10. Donald Bellisario recreated his dad's bar for the show's final epiosde.

Al’s Bar in the series finale is actually a recreation of Bellisario’s father’s bar from 1953. “I created Quantum Leap, my dad created me, so I made it in my dad’s bar,” Bellisario told Emmy TV Legends. “We recreated that bar to every detail that I could remember or find in photographs. I even had the taps from the bar and we used those. The ice cream cooler was the same; the back bar was the same. I did it as an homage to my dad and I did it because I wanted to sit there and be back there.”

11. Fans turned Sam Beckett's name into an acronym.

Akin to “What Would Jesus Do?” (WWJD), Sam Beckett’s choices influenced his fans. “I had a funny thing happen in San Diego last year,” Bakula told Chicagoist in 2012. “This guy told me how he used to watch Quantum Leap with his mom, and as he was growing up, he would call her, and if he was having a tough time with something, he said she would use an expression that always made him feel better: WWSBD. I looked at him and I was like, ‘What is that?’ And he said, ‘What Would Sam Beckett Do?’ And he meant it very sincerely, and I thought that was so very sweet. That moment really stands out to me.”

12. Quantum Leap was novelized.

From 1992 to 2000, Berkley published the show in book form—18 novels in total. Universal asked Berkley to hire writers, like Ashley McConnell, to write whatever they wanted. “When Universal saw the synopsis, the only feedback I got was, ‘Make sure Sam and Al interact,’” McConnell told Starlog. “I never got anything else. They’ve given me all the rein in the world.” Her book, The Novel, was the first in the line of books, which entailed historical stories of the Berlin Wall and Sam leaping into the body of a priest.

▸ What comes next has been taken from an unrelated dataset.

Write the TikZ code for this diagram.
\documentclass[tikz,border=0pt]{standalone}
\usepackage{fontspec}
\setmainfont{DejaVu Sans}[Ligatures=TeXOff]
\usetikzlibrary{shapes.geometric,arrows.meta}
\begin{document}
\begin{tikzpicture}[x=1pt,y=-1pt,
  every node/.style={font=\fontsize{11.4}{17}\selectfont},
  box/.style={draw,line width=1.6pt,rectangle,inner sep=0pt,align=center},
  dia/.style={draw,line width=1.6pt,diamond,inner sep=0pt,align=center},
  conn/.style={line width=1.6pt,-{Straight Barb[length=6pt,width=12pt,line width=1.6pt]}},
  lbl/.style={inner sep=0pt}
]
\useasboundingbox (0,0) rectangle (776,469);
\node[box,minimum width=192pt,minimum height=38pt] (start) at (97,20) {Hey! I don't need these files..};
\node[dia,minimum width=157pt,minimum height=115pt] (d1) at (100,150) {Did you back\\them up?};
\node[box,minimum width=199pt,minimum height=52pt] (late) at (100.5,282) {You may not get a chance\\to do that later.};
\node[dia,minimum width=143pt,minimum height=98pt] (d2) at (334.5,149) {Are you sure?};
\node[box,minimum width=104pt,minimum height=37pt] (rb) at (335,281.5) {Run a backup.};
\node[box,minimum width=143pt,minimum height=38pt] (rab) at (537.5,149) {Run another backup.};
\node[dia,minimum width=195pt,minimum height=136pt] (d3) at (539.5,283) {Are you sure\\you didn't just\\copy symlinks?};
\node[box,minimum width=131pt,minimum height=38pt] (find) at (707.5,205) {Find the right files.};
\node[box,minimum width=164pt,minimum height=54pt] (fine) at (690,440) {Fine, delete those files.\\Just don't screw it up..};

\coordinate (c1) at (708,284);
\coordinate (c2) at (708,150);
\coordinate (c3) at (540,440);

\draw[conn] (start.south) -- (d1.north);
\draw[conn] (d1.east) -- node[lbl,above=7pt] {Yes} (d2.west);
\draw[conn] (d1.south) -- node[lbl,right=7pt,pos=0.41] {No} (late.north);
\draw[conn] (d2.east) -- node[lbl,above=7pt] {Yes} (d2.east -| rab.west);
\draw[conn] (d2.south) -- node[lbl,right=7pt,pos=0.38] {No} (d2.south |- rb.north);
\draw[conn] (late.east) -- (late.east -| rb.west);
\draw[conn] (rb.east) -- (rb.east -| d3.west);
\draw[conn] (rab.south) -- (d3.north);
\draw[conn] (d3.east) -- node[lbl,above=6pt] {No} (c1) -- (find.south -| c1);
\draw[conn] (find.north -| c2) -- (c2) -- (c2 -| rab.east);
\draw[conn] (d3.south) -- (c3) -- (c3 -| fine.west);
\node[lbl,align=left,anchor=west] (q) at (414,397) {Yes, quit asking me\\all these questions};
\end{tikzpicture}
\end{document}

13. The show was also turned into a comic book series.

Akin to the novelization of the show, Quantum Leap stories also graced the pages in several graphic novels. Innovation Publishing obtained the rights from Universal and used different writers per issue. In 1991, the first comic was published. Throughout the 13 issues that were published between September 1991 and August 1993, Beckett visited the Stonewall riots, tackled the 1950s quiz show scandal, and, in Freedom of the Press, leaped into the body of a man who’s about to be executed—just like in the episode “Last Dance Before an Execution—May 12, 1971,” which aired a few months before the comic book was released.

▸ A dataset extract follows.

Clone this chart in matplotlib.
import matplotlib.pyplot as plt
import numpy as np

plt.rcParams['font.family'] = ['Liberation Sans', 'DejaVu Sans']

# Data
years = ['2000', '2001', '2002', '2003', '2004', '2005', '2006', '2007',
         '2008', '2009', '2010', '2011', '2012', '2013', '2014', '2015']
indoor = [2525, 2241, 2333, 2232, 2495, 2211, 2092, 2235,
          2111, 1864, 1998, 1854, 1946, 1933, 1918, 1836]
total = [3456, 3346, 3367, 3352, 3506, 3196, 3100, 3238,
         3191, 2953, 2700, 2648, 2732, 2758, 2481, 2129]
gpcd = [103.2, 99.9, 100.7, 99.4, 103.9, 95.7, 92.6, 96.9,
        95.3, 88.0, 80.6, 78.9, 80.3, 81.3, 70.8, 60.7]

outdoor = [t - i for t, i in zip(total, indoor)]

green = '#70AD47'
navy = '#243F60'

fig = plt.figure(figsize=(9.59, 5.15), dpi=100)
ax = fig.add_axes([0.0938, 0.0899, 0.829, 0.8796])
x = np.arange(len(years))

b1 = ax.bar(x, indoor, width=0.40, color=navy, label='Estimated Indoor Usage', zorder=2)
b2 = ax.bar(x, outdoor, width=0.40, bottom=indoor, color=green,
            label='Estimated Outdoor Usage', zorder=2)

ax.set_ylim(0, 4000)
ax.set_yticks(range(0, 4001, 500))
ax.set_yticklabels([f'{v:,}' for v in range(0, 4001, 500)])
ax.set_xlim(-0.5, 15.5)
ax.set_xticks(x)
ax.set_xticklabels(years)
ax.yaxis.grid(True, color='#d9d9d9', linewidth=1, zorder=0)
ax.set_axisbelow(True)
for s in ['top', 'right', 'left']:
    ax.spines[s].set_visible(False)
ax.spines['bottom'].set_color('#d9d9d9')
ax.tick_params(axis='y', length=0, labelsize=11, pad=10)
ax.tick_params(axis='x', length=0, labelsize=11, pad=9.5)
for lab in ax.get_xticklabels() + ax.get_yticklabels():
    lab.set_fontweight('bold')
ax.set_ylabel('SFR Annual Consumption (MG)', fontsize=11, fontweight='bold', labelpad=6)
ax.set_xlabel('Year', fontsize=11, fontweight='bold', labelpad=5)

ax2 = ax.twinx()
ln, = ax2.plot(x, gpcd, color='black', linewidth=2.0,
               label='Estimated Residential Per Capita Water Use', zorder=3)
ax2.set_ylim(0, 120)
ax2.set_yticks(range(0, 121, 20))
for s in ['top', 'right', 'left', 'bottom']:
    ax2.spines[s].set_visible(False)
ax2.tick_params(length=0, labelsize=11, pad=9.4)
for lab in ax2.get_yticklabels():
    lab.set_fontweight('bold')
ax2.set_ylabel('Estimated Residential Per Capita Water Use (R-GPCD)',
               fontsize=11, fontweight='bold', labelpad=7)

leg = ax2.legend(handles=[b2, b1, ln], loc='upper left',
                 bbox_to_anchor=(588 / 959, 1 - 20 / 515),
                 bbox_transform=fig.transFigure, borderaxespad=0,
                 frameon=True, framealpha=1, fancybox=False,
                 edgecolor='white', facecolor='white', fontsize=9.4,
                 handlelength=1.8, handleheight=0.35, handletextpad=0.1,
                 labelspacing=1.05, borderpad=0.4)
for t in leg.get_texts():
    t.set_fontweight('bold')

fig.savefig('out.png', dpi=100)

14. There have been rumblings of a reboot.

John Shearer, Getty Images for TV Guide

The creators and stars of the show constantly get asked if the show will ever be rebooted. In 2002, the Sci-Fi Channel (before it was changed to Syfy) stated that they planned on developing a two-hour Quantum Leap TV movie, but that never came to fruition. Eight years later, at Comic-Con in 2010, Bakula said that Bellisario was working on a script for a possible Quantum Leap movie. And in 2017, Bellisario said that the script had been completed:

"I write things exactly the same way. I just start writing and I let them take me wherever it’s going to take me. I’m entertained the same way the audience is. So I just put Scott [Bakula] and Dean [Stockwell] in my head, kind of rebooted them, and went from there."

As for whether a reboot will ever happen: stay tuned.

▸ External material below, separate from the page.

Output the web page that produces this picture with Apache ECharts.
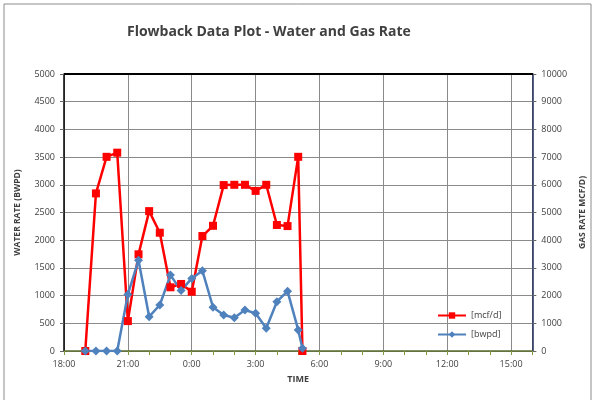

15. Bakula knows what he'd do if Quantum Leap were real.

Even today, Bakula is regularly asked what he would do if he were really able to leap back to any point in history. “I wish, certainly, I could go back and change the course of any of the World Wars that have caused so many losses,” he said in an interview with The Reel Word. “And of course, more recently when we think about 9/11 or things like that, if we could have had knowledge to stop some of those things, you’d want to do that. You know, it would be fun to go back to the days of yore and the courts of such and such, but I always tend to think more about the huge world events that have happened and if there was some way we could have prevented these big disasters.”

The original version of this article ran in 2016.